-- START OF Exercise inputs --

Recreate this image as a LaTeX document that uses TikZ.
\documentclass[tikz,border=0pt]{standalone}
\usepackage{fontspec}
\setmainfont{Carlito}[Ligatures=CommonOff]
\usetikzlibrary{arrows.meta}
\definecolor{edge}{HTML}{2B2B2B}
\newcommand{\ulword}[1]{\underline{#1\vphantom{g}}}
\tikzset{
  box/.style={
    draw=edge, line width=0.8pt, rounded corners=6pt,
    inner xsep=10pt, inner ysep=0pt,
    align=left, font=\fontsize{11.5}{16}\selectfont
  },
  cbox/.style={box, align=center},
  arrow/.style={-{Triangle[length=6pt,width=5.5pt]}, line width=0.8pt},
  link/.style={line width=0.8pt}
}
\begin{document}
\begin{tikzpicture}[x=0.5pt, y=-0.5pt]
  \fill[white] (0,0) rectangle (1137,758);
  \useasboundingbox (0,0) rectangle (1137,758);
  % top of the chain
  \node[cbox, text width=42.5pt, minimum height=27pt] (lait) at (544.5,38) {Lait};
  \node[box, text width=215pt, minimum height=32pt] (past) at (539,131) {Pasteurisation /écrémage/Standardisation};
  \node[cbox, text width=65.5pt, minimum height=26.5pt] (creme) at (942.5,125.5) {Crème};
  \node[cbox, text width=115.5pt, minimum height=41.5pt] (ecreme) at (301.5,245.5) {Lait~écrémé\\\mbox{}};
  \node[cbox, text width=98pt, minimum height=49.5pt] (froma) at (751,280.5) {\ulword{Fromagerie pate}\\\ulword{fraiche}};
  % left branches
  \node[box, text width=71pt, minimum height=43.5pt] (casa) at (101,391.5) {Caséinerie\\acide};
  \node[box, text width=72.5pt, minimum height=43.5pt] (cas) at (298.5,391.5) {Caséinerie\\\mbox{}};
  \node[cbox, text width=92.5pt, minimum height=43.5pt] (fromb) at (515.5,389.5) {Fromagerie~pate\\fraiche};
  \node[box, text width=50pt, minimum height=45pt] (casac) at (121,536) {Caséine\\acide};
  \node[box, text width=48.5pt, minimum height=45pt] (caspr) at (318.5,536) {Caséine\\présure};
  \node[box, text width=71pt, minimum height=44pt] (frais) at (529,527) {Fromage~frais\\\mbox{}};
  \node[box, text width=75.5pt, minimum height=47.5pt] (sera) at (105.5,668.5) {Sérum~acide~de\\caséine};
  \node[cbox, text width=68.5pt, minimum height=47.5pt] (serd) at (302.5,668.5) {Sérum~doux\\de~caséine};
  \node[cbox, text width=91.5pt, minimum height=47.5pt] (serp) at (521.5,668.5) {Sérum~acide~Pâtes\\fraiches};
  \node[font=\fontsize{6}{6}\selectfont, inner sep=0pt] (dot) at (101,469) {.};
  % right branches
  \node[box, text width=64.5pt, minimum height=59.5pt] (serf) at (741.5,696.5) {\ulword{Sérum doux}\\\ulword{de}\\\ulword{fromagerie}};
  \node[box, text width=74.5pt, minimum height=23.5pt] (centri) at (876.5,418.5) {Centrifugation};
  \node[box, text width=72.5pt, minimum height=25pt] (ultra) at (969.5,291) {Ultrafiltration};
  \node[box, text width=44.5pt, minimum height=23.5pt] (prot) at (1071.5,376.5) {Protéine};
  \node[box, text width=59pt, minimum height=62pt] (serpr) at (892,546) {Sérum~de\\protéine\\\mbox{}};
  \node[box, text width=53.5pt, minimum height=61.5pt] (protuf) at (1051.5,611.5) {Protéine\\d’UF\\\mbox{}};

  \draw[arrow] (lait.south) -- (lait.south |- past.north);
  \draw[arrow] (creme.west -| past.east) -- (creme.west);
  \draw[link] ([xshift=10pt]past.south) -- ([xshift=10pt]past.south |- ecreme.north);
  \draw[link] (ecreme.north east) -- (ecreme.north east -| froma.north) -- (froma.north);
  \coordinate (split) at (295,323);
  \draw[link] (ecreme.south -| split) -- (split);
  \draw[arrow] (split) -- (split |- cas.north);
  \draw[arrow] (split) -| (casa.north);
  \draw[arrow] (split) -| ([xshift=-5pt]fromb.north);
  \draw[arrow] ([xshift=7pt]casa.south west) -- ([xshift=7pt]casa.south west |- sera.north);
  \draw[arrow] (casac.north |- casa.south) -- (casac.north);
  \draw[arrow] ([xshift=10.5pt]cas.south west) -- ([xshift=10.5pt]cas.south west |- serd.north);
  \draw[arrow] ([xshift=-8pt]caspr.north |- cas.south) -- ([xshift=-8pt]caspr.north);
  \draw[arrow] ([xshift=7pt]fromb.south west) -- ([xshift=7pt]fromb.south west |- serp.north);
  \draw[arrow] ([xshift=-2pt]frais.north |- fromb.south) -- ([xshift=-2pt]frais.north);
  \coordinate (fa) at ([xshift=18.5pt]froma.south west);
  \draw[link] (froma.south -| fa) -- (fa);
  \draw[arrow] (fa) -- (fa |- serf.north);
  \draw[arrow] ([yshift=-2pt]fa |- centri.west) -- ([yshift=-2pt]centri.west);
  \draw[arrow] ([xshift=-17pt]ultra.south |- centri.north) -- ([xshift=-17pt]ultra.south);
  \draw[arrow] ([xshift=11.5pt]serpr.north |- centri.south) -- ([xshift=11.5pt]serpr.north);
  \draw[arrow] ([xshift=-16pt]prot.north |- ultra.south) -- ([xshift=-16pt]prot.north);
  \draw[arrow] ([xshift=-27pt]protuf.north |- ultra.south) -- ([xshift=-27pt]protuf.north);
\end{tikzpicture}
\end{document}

-- END OF Exercise inputs --
-- START OF Exercise inputs --

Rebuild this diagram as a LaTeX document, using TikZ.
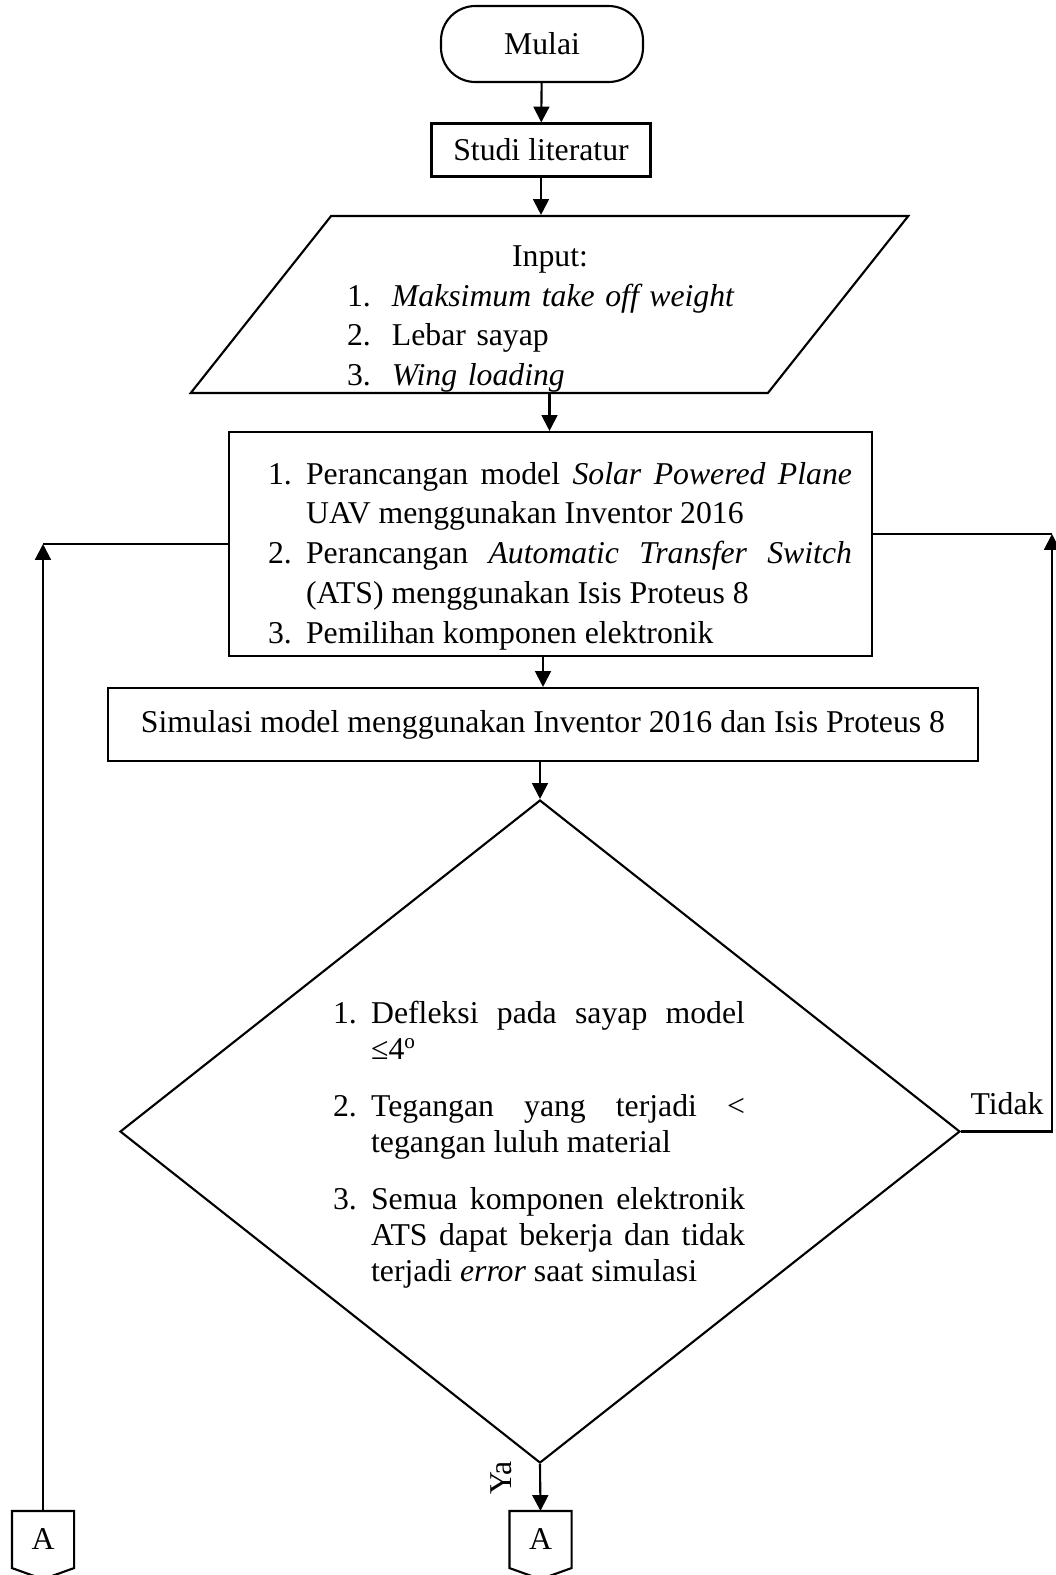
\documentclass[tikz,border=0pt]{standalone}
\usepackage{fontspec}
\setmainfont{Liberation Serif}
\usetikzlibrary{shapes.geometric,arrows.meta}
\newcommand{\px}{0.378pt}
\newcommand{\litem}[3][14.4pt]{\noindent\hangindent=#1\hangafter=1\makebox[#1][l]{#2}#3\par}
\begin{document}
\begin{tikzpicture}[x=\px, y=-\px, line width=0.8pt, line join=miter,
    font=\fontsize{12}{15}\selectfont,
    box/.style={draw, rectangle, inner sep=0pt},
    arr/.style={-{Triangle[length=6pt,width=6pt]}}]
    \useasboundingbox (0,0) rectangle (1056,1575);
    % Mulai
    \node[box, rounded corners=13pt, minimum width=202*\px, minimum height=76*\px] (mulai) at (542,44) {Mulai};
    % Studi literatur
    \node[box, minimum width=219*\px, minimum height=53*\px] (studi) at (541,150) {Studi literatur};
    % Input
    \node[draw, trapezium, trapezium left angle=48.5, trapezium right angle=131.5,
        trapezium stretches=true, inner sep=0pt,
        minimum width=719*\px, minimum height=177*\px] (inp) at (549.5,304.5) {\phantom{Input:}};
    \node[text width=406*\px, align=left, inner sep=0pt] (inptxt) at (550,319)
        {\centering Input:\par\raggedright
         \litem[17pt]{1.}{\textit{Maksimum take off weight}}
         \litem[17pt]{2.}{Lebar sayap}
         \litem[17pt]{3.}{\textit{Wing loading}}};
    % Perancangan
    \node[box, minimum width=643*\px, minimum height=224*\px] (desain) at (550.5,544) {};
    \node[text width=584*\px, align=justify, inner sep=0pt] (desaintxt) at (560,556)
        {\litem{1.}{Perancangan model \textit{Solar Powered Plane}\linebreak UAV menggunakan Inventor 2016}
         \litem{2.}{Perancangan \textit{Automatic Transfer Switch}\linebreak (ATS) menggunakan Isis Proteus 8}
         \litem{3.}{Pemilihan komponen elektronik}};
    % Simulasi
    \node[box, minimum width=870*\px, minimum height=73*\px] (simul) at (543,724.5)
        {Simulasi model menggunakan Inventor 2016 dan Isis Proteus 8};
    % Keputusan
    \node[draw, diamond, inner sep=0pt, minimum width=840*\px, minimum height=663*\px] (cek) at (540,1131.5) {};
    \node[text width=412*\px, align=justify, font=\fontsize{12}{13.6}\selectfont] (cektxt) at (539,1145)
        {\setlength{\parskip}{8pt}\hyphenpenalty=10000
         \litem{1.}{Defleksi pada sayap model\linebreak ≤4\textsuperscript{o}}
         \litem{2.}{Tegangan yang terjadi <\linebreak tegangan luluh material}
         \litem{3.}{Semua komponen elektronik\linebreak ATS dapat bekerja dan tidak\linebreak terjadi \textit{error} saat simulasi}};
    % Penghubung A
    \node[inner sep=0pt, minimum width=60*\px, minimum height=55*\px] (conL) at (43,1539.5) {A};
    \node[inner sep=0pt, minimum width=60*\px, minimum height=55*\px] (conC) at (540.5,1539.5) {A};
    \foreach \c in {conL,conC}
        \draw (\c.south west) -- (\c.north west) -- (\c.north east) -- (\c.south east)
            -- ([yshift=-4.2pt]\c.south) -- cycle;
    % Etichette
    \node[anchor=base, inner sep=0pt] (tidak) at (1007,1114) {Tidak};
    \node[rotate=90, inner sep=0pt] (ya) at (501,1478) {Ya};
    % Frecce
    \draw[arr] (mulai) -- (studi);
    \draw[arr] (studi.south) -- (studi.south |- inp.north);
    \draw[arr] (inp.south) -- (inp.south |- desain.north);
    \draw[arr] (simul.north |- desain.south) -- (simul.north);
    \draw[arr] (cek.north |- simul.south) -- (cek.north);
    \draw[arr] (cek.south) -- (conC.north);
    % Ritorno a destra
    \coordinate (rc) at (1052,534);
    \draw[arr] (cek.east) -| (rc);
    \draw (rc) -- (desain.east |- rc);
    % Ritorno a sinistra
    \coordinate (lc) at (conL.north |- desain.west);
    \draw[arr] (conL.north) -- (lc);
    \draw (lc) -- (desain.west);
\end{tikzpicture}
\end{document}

-- END OF Exercise inputs --
-- START OF Exercise inputs --

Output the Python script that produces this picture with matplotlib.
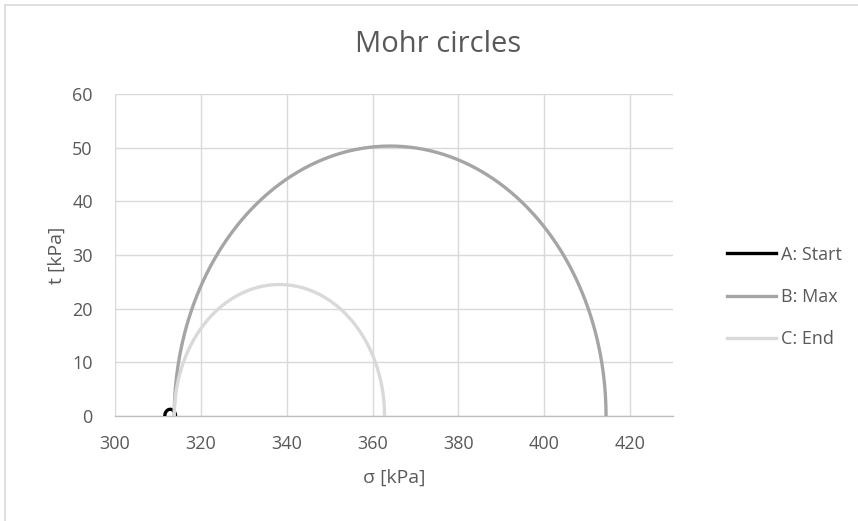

-- END OF Exercise inputs --

Description of the task: Report how many lines of the entries hold the word "this". Nothing else is needed.

Result of the task: 3